The Triple Jump bronze medalist at the 2006 World Indoor Championships, Sudan’s Yamile Aldama, won the event with a 14.58m leap, to move up to the No. 4 spot on the season’s list. Athanasia Perra of Greece, the bronze medalist at the 2005 European U-23 Championships, was second with a 14.39 leap to equal her personal best and achieve the standard for August’s World Championships. Ukraine’s Olga Saladuha also exceeded the 14m, taking third with 14.14m.

Brazil’s Jadel Gregorio verified the forecasts and easily won the men’s event with a 17.28m leap, although he did not threaten his season’s best of 17.90m set at the Belem Grand Prix. Russia’s Alexander Petrenko also exceeded 17m to finish second (17.18m).

Hession, Stanyeyeva dominate dash races

Ukraine’s Irina Stanyeyva was the winner of the 100m with 11.32, just .01 seconds off of her personal best, and later she doubled back to win the 200m as well (23.71). Sweden’s Jenny Kallur won the second 200m heat in 23.92.

Ireland’s Paul Hession also took a sprint double, clocking 10.28 and 20.67.

Botswana’s California Molefe won the 400m in 46.42, followed by Greek European Championships finalist Dimitrios Regas who clocked 47.28
 
Palamar wins high jump with 1.98m

Another Ukrainian, Vita Palamar won the women’s High Jump leaping 1.98m, her best performance this season. Palamar was followed by two young Greek jumpers, Antonia Stergiou who cleared 1.92m and Persefoni Hatzinakou who leapt 1.90m, both setting personal bests. Stergiou also made the standard for the World Championships in Osaka, although her main objective this year is a good performance in the European Juniors Championships in Hengelo.

Elsewhere...

In the men’s 400m hurdles Greece’s Minas Alozidis, who was a finalist in the European Championships in Gothenburg last year, approached his personal best to win easily with 49.41, while South African Ockert Cilliers placed second with 50.70. The Greek star of the event, Periklis Iakovakis, plans to start his season later this month.
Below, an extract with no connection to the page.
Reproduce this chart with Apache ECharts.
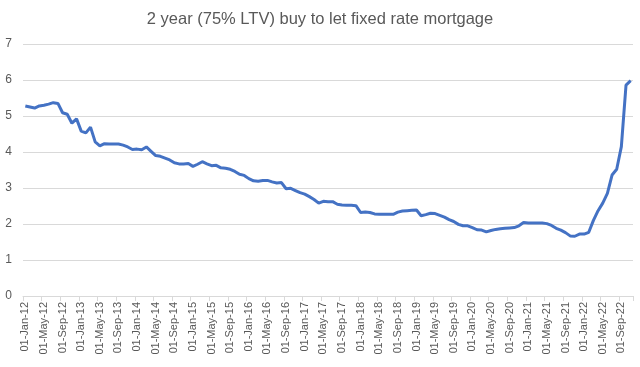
<!DOCTYPE html>
<html>
<head>
<meta charset="utf-8">
<script src="https://cdn.jsdelivr.net/npm/echarts@6/dist/echarts.min.js"></script>
<style>html,body{margin:0;padding:0;background:#fff}#c{width:640px;height:367px}</style>
</head>
<body>
<div id="c"></div>
<script>
const years = [12,13,14,15,16,17,18,19,20,21,22];
const monthNames = ['Jan','Feb','Mar','Apr','May','Jun','Jul','Aug','Sep','Oct','Nov','Dec'];
const categories = [];
for (const y of years) for (const m of monthNames) {
  if (y === 22 && m === 'Dec') continue;
  categories.push('01-' + m + '-' + y);
}
const rates = [
  5.28,5.25,5.22,5.28,5.30,5.33,5.37,5.35,5.09,5.05,4.80,4.92,
  4.58,4.53,4.69,4.28,4.17,4.23,4.22,4.22,4.22,4.19,4.14,4.07,
  4.08,4.06,4.14,4.02,3.90,3.88,3.83,3.78,3.70,3.67,3.67,3.68,
  3.60,3.66,3.73,3.67,3.62,3.63,3.56,3.55,3.52,3.46,3.38,3.35,
  3.26,3.20,3.19,3.21,3.21,3.17,3.14,3.15,2.98,2.99,2.93,2.87,
  2.83,2.76,2.68,2.58,2.63,2.62,2.62,2.55,2.53,2.52,2.52,2.51,
  2.32,2.33,2.32,2.28,2.27,2.27,2.27,2.27,2.33,2.36,2.37,2.38,
  2.39,2.23,2.26,2.30,2.29,2.24,2.19,2.12,2.07,1.99,1.95,1.95,
  1.90,1.84,1.83,1.78,1.82,1.85,1.87,1.88,1.89,1.90,1.95,2.04,
  2.03,2.03,2.03,2.03,2.01,1.96,1.88,1.83,1.76,1.67,1.66,1.72,
  1.72,1.77,2.10,2.37,2.58,2.85,3.36,3.52,4.15,5.86,5.98
];
const yTicks = { min: 0, max: 7, interval: 1 };
const chart = echarts.init(document.getElementById('c'));
chart.setOption({
  animation: false,
  title: {
    text: '2 year (75% LTV) buy to let fixed rate mortgage',
    left: 'center', top: 6,
    textStyle: { fontFamily: 'Liberation Sans', fontSize: 16.5, fontWeight: 'normal', color: '#595959' }
  },
  grid: { left: 23, right: 7, top: 44, bottom: 71 },
  xAxis: {
    type: 'category',
    data: categories,
    boundaryGap: true,
    axisLine: { lineStyle: { color: '#d9d9d9', width: 1 } },
    axisTick: { show: true, interval: 3, length: 5, lineStyle: { color: '#d9d9d9' } },
    axisLabel: { interval: 3, rotate: 90, margin: 6, color: '#595959', fontFamily: 'Liberation Sans', fontSize: 11 }
  },
  yAxis: {
    type: 'value',
    min: yTicks.min, max: yTicks.max, interval: yTicks.interval,
    axisLine: { show: false },
    axisTick: { show: false },
    axisLabel: { margin: 11, color: '#595959', fontFamily: 'Liberation Sans', fontSize: 12 },
    splitLine: { lineStyle: { color: '#d9d9d9', width: 1 } }
  },
  series: [{
    type: 'line',
    data: rates,
    symbol: 'none',
    lineStyle: { color: '#4472C4', width: 3 },
    itemStyle: { color: '#4472C4' }
  }]
});
</script>
</body>
</html>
Other good performance were produced by the 20-year-old javelin thrower Yervasios Filippidis, who reached a personal best to win the event with 81.01m, defeating Latvia’s Einars Kovals (79.75m) and Russian Ilya Korotkov (79.40m). It’s the third all-time performance for Greece by the young thrower.

Finally, Romania’s Liliana Popescu won the 800m in 2.00.85 and Ukraine’s Natalya Tobias the 1500m with 4.05.41

A special tribute for Szewinska

In a short ceremony during the meeting, the Organisers honoured Polish athletics legend Irena Szewinska, for the distinguished achievements she managed during her brilliant career.
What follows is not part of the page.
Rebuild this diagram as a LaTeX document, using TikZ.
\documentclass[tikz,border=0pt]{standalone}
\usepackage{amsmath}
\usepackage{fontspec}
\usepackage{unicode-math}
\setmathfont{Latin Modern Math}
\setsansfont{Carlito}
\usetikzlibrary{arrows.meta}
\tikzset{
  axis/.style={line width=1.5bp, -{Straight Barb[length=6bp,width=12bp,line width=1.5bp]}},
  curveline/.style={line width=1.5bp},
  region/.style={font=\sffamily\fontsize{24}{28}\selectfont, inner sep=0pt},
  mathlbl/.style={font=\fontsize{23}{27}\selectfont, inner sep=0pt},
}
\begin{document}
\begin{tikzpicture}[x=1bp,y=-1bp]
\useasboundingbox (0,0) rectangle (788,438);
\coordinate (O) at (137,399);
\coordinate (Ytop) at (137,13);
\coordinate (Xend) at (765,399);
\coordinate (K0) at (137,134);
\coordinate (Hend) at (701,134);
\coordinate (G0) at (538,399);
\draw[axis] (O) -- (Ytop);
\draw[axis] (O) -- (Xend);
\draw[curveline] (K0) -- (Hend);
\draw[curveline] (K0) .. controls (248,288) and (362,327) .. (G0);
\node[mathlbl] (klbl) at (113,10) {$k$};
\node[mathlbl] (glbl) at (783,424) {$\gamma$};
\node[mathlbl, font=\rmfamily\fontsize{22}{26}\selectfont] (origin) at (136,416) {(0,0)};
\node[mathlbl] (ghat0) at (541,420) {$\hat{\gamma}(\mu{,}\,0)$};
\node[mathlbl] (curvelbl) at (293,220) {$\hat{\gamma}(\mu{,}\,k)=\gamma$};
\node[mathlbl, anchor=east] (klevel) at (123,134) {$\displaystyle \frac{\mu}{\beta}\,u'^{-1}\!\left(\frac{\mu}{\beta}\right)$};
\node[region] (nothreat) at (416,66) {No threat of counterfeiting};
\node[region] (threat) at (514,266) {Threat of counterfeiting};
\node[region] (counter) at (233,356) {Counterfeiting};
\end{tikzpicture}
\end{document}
In the initial international presentation in Tokyo Olympic Games 1964, under her maiden name, the 18-year-old Irena Kirszenstein won the silver medal in the Long Jump and the 200m, while she participated in the Polish 4X100 relay team which won the gold medal in a World record time of 43.6. After tying the 100m World record and breaking the 200m World record in 1965, she went to the European Championships in Budapest in 1966, where she won the gold medals in the 200m, the Long Jump and the 4X100m Relay. At the 1968 Mexico City Olympics she tied twice more the 100m World record in the qualification rounds and the semi final, but finally got the bronze medal, following American Wyomia Tyus who set a new mark of 11.0. A few days later she dominated the 200m final. In the Olympic Games of 1976, the last for Irena Szewinska, she won the gold medal in the 400m in a World record 49.28.

During her career, Szewinska won seven medals in four consecutive Olympics, a feat never before accomplished by any runner. She also won ten medals in European Championships, awarded the title of Polish athlete of the year five times and elected Polish athlete of the 20th century. Today, she holds positions in several sporting organisations, among them Vice President of the National Olympic Committee.